August 2, 2005

        Today was a day to enjoy the city. There were a couple of friends I wanted to visit with, as well as spend some time walking and exploring.

        San Francisco has always been one of my favorite cities, and one of two places I would consider moving to. New York City would be the other.

        What those two places have in common is the continuous energy they provide. There is always something going on and when you are there, anything is possible.

        The other reason I like San Francisco so much is the people. They are not like any I have ever encountered. You could classify them as strange, I think different is more applicable.

        That is what makes the city so appealing. It is different. It’s not people walking as one, moving from the train to Starbucks to the office to McDonald’s for lunch to the train to take them back to homes that all look the same.

        Something I don’t see very often when I am walking around Southern California is people saying hello.

        For two hours, I took the bus around San Francisco. No itinerary, just hopping from bus to bus whenever I felt like it. In that time I would make eye contact with people to see what their reaction would be.



        More often than not, people smiled and said hello. That is something you don’t see in Southern California.

        The Southland has such a reputation of being a friendly place, but I have never seen it. Where I live in Sunset Beach, it is different, but it is an anomaly, which is why I live there.

        When I lived in the suburbs, I didn’t get that. My neighbors would occasionally say hello, or nod, but many were to busy to make the effort. These are people I saw most everyday and I couldn’t get any friendly recognition. In two hours as a stranger, I felt more warmth.

        I wondered why that was. Are suburbs by the nature of their construction, adversarial? Fences divide neighbors, front porches don’t exist, and cars are usually parked in the garage, so contact with others is limited.

        Walking the dog, getting the mail or watering the front yard only provide momentary glimpses of those around you. In big cities, like San Francisco and New York, people are forced to coexist in the same smaller space and most have chosen to be friendly.

        Does that mean we as people are generally pleasant? I would like to think so. I believe people want to smile, want to say hello and when given the opportunity will gladly take it.

        Now how I am going to explain the guy in the chicken suit in Haight Asbury, I don’t know.

        I was sitting in a café, drinking hot chocolate and people watching when I was rewarded with a kid in his 20s with long blonde dreadlocks, buying some lunch with his girlfriend wearing a headless chicken suit.

        It wasn’t a work uniform, it was his apparel of choice and he didn’t seem bothered by it. Neither did anyone else in the café. It seemed like I was the only one who noticed and then it was I who became self conscious. If he didn’t mind wearing the outfit, why should I stare at it judgmentally.

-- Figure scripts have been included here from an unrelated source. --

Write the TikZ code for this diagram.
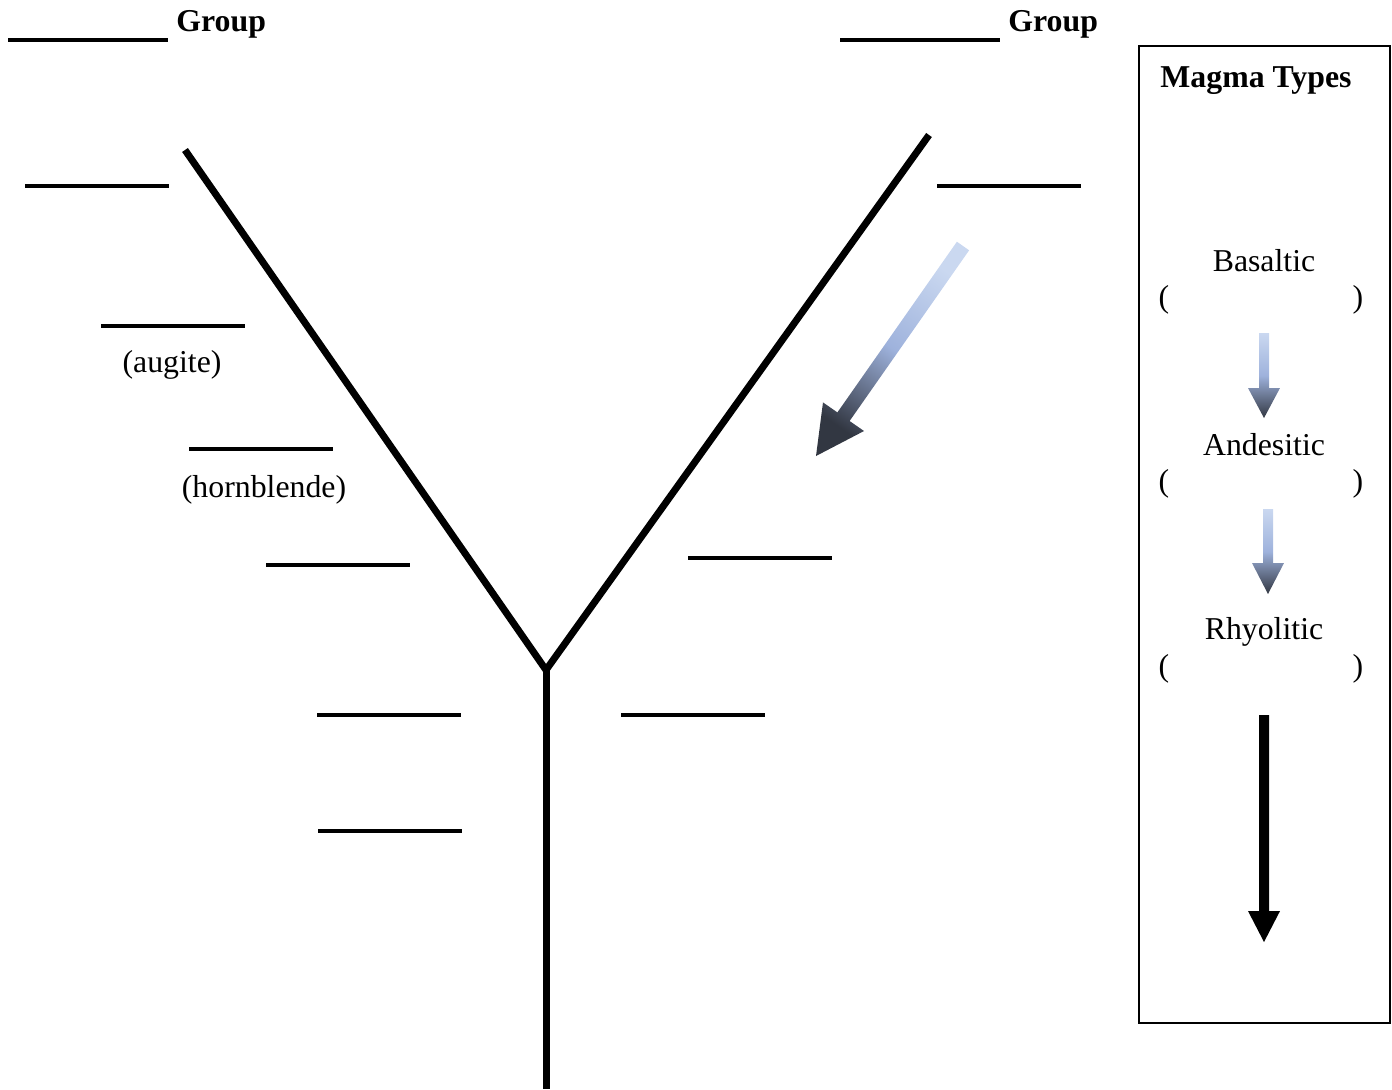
\documentclass[tikz,border=0pt]{standalone}
\usepackage{fontspec}
\setmainfont{Liberation Serif}
\usetikzlibrary{positioning}
\definecolor{arrlight}{RGB}{202,216,240}
\definecolor{arrmid}{RGB}{158,178,220}
\definecolor{arrdark}{RGB}{50,55,66}
\tikzstyle{word} = [font=\fontsize{15.9}{19}\selectfont, inner sep=0pt]
\tikzstyle{title} = [font=\fontsize{15.9}{19}\selectfont\bfseries, inner sep=0pt]
\tikzstyle{blank} = [line width=2pt]
\tikzstyle{branch} = [line width=3.5pt]
\tikzstyle{fade} = [top color=arrlight, bottom color=arrdark, middle color=arrmid]

\begin{document}
\begin{tikzpicture}[x=0.5pt, y=-0.5pt]
        \useasboundingbox (0,0) rectangle (1392,1089);

        % group headings
        \draw[blank] (8,40) -- (168,40);
        \node [title, anchor=base west] (leftgroup) at (176,31) {Group};
        \draw[blank] (840,40) -- (1000,40);
        \node [title, anchor=base west] (rightgroup) at (1008,31) {Group};

        % the Y
        \coordinate (lefttop) at (185,150);
        \coordinate (righttop) at (929,135);
        \coordinate (fork) at (546,670);
        \coordinate (stemend) at (546,1089);
        \draw[branch] (lefttop) -- (fork) -- (righttop);
        \draw[branch] (fork) -- (stemend);

        % blanks
        \foreach \x/\y in {25/186, 101/326, 189/449, 266/565, 317/715, 318/831, 937/186, 688/558, 621/715}
            \draw[blank] (\x,\y) -- +(144,0);
        \node [word, anchor=base] (augite) at (172,372) {(augite)};
        \node [word, anchor=base] (hornblende) at (264,497) {(hornblende)};

        % shaded arrow along the right arm
        \shade[fade, shading angle=-35] (956.9,241.7) -- (969.1,250.3) -- (849.6,421.0) -- (864.0,431.0)
            -- (816,456) -- (823.0,402.4) -- (837.4,412.4) -- cycle;

        % magma types box
        \draw[line width=0.75pt] (1139,46) rectangle (1390,1023);
        \node [title, anchor=base] (magma) at (1256,87) {Magma Types};

        \node [word, anchor=base] (basaltic) at (1264,271) {Basaltic};
        \node [word, anchor=base] (bopen) at (1164,307) {(};
        \node [word, anchor=base] (bclose) at (1358,307) {)};

        \node [word, anchor=base] (andesitic) at (1264,455) {Andesitic};
        \node [word, anchor=base] (aopen) at (1164,491) {(};
        \node [word, anchor=base] (aclose) at (1358,491) {)};

        \node [word, anchor=base] (rhyolitic) at (1264,639) {Rhyolitic};
        \node [word, anchor=base] (ropen) at (1164,676) {(};
        \node [word, anchor=base] (rclose) at (1358,676) {)};

        \shade[fade] (1259,333) -- (1269,333) -- (1269,388) -- (1280,388) -- (1264,418) -- (1248,388) -- (1259,388) -- cycle;
        \shade[fade] (1263,509) -- (1273,509) -- (1273,563) -- (1284,563) -- (1268,594) -- (1252,563) -- (1263,563) -- cycle;
        \fill (1259,715) -- (1269,715) -- (1269,911) -- (1280,911) -- (1264,942) -- (1248,911) -- (1259,911) -- cycle;
    \end{tikzpicture}
\end{document}
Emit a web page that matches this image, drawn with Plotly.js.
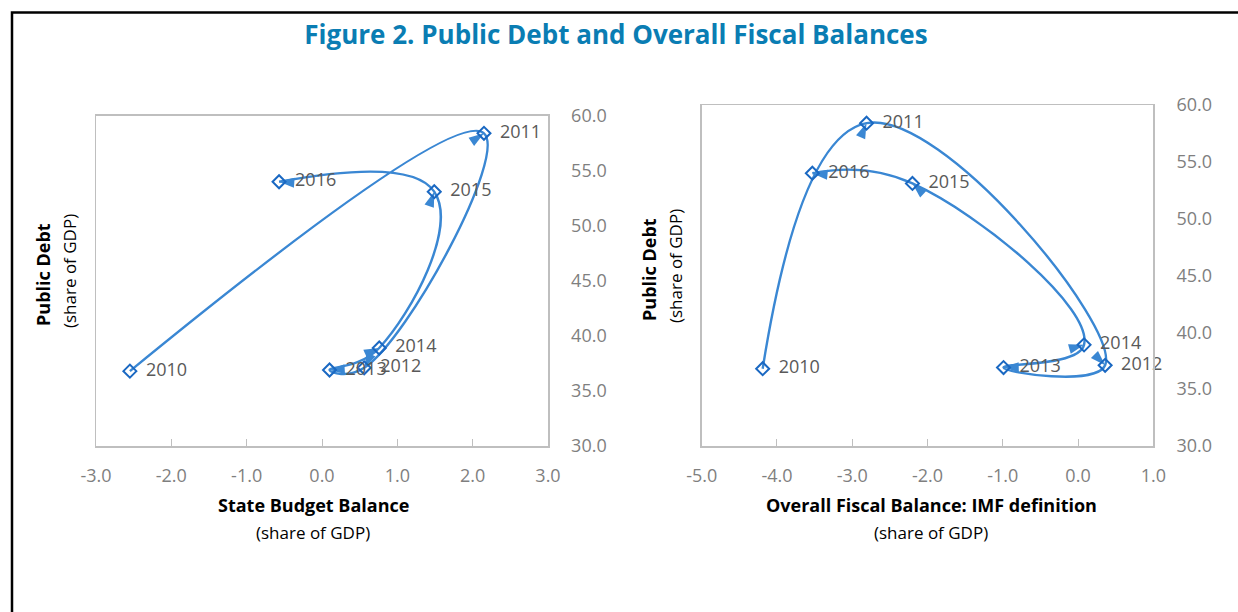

        My last stop of the day was Fisherman’s Wharf. Getting a little bread bowl with clam chowder and watching the boats pass through as Alcatraz Island is in the background is a great way to spend an afternoon.

        Tourists make up most of the population there and you can always tell who is from out of town. They have shorts on and then have freshly bought San Francisco sweatshirts.

        Those who haven’t been here or have never read the Mark Twain quote, don’t understand while it is 85 degrees five miles away, it is 60 degrees and windy for their vacation.

        That usually makes the smiles go away. This minor inconvenience seems to become catastrophic to some. One family I saw was openly bickering with each other. The father was yelling at the kids to stay close, the mom was yelling at her husband not to yell at the kids and the kids were all complaining they wanted to go back to the hotel and swim in the pool.

        It seemed like such a waste of energy. Maybe it was only temporary, but it appeared to be a familiar routine and that would be a waste. I finished my soup, picked apart the bread and fed it to the waiting seagulls. When they were done, I walked back to a bus that would take me to a part of the city where the tourists were few.